====== Provided records

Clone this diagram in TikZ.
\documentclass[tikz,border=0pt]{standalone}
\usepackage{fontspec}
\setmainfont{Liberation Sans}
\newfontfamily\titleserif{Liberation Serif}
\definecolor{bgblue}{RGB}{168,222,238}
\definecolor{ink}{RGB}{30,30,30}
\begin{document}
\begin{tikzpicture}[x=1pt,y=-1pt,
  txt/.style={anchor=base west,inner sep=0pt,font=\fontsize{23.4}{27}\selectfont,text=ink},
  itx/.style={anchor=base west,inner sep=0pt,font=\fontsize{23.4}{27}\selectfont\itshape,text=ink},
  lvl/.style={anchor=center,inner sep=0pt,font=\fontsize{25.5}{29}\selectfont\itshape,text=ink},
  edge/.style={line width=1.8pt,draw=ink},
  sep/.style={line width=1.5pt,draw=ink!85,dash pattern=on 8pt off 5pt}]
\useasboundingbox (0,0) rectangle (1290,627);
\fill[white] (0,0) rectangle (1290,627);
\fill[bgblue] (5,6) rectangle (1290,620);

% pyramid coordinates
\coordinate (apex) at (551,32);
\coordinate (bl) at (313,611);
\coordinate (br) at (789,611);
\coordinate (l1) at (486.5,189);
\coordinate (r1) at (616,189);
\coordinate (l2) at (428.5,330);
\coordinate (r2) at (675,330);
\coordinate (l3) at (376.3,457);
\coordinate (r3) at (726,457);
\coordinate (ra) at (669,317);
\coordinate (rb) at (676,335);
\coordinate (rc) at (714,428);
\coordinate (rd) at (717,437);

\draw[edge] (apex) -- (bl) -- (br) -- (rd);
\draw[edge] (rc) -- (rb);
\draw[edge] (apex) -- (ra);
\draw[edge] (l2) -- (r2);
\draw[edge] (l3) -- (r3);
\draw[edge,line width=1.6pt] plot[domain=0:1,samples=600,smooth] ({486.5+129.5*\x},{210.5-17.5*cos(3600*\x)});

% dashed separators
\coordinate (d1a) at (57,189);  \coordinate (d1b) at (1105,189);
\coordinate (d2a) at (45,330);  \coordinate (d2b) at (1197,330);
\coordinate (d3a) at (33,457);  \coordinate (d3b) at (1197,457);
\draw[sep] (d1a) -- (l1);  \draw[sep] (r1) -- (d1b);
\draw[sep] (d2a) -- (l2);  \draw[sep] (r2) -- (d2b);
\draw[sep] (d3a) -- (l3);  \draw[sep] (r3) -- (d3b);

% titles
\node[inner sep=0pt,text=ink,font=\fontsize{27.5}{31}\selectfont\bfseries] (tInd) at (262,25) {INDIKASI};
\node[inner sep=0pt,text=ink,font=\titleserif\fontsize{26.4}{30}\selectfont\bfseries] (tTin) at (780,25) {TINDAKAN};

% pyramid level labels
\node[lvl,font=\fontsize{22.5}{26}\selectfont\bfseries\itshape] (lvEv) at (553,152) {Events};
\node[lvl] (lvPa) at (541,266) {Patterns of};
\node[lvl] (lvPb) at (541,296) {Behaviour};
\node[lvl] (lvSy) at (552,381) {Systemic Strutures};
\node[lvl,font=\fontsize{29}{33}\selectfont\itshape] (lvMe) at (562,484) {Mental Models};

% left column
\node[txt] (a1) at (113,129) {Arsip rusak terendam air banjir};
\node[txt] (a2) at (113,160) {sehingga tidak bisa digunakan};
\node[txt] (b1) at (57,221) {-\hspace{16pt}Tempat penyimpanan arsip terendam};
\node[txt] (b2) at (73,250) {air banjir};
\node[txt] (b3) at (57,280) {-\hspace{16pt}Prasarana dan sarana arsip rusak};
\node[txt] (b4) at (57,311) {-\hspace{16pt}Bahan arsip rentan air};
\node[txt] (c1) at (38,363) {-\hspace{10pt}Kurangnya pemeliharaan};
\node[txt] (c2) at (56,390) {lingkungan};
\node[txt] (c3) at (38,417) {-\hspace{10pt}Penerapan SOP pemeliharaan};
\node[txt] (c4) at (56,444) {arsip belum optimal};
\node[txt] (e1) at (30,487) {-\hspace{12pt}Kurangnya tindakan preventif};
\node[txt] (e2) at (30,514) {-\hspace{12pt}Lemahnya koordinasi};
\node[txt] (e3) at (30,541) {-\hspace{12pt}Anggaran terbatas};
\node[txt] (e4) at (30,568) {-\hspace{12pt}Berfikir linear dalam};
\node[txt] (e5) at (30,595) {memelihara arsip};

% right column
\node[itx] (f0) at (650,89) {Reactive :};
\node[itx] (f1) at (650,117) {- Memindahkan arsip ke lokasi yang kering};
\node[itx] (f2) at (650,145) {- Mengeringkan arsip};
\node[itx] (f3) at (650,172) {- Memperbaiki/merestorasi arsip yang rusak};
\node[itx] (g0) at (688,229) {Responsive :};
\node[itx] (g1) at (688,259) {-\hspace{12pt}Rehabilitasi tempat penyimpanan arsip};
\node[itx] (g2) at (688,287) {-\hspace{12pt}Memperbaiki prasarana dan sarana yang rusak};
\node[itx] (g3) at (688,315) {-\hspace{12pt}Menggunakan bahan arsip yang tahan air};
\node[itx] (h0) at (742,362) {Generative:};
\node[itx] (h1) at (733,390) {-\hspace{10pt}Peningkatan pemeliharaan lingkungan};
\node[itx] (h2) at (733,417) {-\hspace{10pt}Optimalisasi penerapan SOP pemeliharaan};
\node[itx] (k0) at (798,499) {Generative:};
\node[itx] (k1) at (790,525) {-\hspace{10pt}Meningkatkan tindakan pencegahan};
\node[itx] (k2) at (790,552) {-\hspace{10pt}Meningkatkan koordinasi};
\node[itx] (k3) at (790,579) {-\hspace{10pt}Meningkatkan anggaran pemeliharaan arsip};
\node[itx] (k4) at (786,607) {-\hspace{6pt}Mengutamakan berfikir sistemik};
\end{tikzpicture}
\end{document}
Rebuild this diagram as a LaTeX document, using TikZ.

============

→ Directive
Print the entries exactly. Include every one.

→ Final answer
Clone this diagram in TikZ.
\documentclass[tikz,border=0pt]{standalone}
\usepackage{fontspec}
\setmainfont{Liberation Sans}
\newfontfamily\titleserif{Liberation Serif}
\definecolor{bgblue}{RGB}{168,222,238}
\definecolor{ink}{RGB}{30,30,30}
\begin{document}
\begin{tikzpicture}[x=1pt,y=-1pt,
  txt/.style={anchor=base west,inner sep=0pt,font=\fontsize{23.4}{27}\selectfont,text=ink},
  itx/.style={anchor=base west,inner sep=0pt,font=\fontsize{23.4}{27}\selectfont\itshape,text=ink},
  lvl/.style={anchor=center,inner sep=0pt,font=\fontsize{25.5}{29}\selectfont\itshape,text=ink},
  edge/.style={line width=1.8pt,draw=ink},
  sep/.style={line width=1.5pt,draw=ink!85,dash pattern=on 8pt off 5pt}]
\useasboundingbox (0,0) rectangle (1290,627);
\fill[white] (0,0) rectangle (1290,627);
\fill[bgblue] (5,6) rectangle (1290,620);

% pyramid coordinates
\coordinate (apex) at (551,32);
\coordinate (bl) at (313,611);
\coordinate (br) at (789,611);
\coordinate (l1) at (486.5,189);
\coordinate (r1) at (616,189);
\coordinate (l2) at (428.5,330);
\coordinate (r2) at (675,330);
\coordinate (l3) at (376.3,457);
\coordinate (r3) at (726,457);
\coordinate (ra) at (669,317);
\coordinate (rb) at (676,335);
\coordinate (rc) at (714,428);
\coordinate (rd) at (717,437);

\draw[edge] (apex) -- (bl) -- (br) -- (rd);
\draw[edge] (rc) -- (rb);
\draw[edge] (apex) -- (ra);
\draw[edge] (l2) -- (r2);
\draw[edge] (l3) -- (r3);
\draw[edge,line width=1.6pt] plot[domain=0:1,samples=600,smooth] ({486.5+129.5*\x},{210.5-17.5*cos(3600*\x)});

% dashed separators
\coordinate (d1a) at (57,189);  \coordinate (d1b) at (1105,189);
\coordinate (d2a) at (45,330);  \coordinate (d2b) at (1197,330);
\coordinate (d3a) at (33,457);  \coordinate (d3b) at (1197,457);
\draw[sep] (d1a) -- (l1);  \draw[sep] (r1) -- (d1b);
\draw[sep] (d2a) -- (l2);  \draw[sep] (r2) -- (d2b);
\draw[sep] (d3a) -- (l3);  \draw[sep] (r3) -- (d3b);

% titles
\node[inner sep=0pt,text=ink,font=\fontsize{27.5}{31}\selectfont\bfseries] (tInd) at (262,25) {INDIKASI};
\node[inner sep=0pt,text=ink,font=\titleserif\fontsize{26.4}{30}\selectfont\bfseries] (tTin) at (780,25) {TINDAKAN};

% pyramid level labels
\node[lvl,font=\fontsize{22.5}{26}\selectfont\bfseries\itshape] (lvEv) at (553,152) {Events};
\node[lvl] (lvPa) at (541,266) {Patterns of};
\node[lvl] (lvPb) at (541,296) {Behaviour};
\node[lvl] (lvSy) at (552,381) {Systemic Strutures};
\node[lvl,font=\fontsize{29}{33}\selectfont\itshape] (lvMe) at (562,484) {Mental Models};

% left column
\node[txt] (a1) at (113,129) {Arsip rusak terendam air banjir};
\node[txt] (a2) at (113,160) {sehingga tidak bisa digunakan};
\node[txt] (b1) at (57,221) {-\hspace{16pt}Tempat penyimpanan arsip terendam};
\node[txt] (b2) at (73,250) {air banjir};
\node[txt] (b3) at (57,280) {-\hspace{16pt}Prasarana dan sarana arsip rusak};
\node[txt] (b4) at (57,311) {-\hspace{16pt}Bahan arsip rentan air};
\node[txt] (c1) at (38,363) {-\hspace{10pt}Kurangnya pemeliharaan};
\node[txt] (c2) at (56,390) {lingkungan};
\node[txt] (c3) at (38,417) {-\hspace{10pt}Penerapan SOP pemeliharaan};
\node[txt] (c4) at (56,444) {arsip belum optimal};
\node[txt] (e1) at (30,487) {-\hspace{12pt}Kurangnya tindakan preventif};
\node[txt] (e2) at (30,514) {-\hspace{12pt}Lemahnya koordinasi};
\node[txt] (e3) at (30,541) {-\hspace{12pt}Anggaran terbatas};
\node[txt] (e4) at (30,568) {-\hspace{12pt}Berfikir linear dalam};
\node[txt] (e5) at (30,595) {memelihara arsip};

% right column
\node[itx] (f0) at (650,89) {Reactive :};
\node[itx] (f1) at (650,117) {- Memindahkan arsip ke lokasi yang kering};
\node[itx] (f2) at (650,145) {- Mengeringkan arsip};
\node[itx] (f3) at (650,172) {- Memperbaiki/merestorasi arsip yang rusak};
\node[itx] (g0) at (688,229) {Responsive :};
\node[itx] (g1) at (688,259) {-\hspace{12pt}Rehabilitasi tempat penyimpanan arsip};
\node[itx] (g2) at (688,287) {-\hspace{12pt}Memperbaiki prasarana dan sarana yang rusak};
\node[itx] (g3) at (688,315) {-\hspace{12pt}Menggunakan bahan arsip yang tahan air};
\node[itx] (h0) at (742,362) {Generative:};
\node[itx] (h1) at (733,390) {-\hspace{10pt}Peningkatan pemeliharaan lingkungan};
\node[itx] (h2) at (733,417) {-\hspace{10pt}Optimalisasi penerapan SOP pemeliharaan};
\node[itx] (k0) at (798,499) {Generative:};
\node[itx] (k1) at (790,525) {-\hspace{10pt}Meningkatkan tindakan pencegahan};
\node[itx] (k2) at (790,552) {-\hspace{10pt}Meningkatkan koordinasi};
\node[itx] (k3) at (790,579) {-\hspace{10pt}Meningkatkan anggaran pemeliharaan arsip};
\node[itx] (k4) at (786,607) {-\hspace{6pt}Mengutamakan berfikir sistemik};
\end{tikzpicture}
\end{document}
Rebuild this diagram as a LaTeX document, using TikZ.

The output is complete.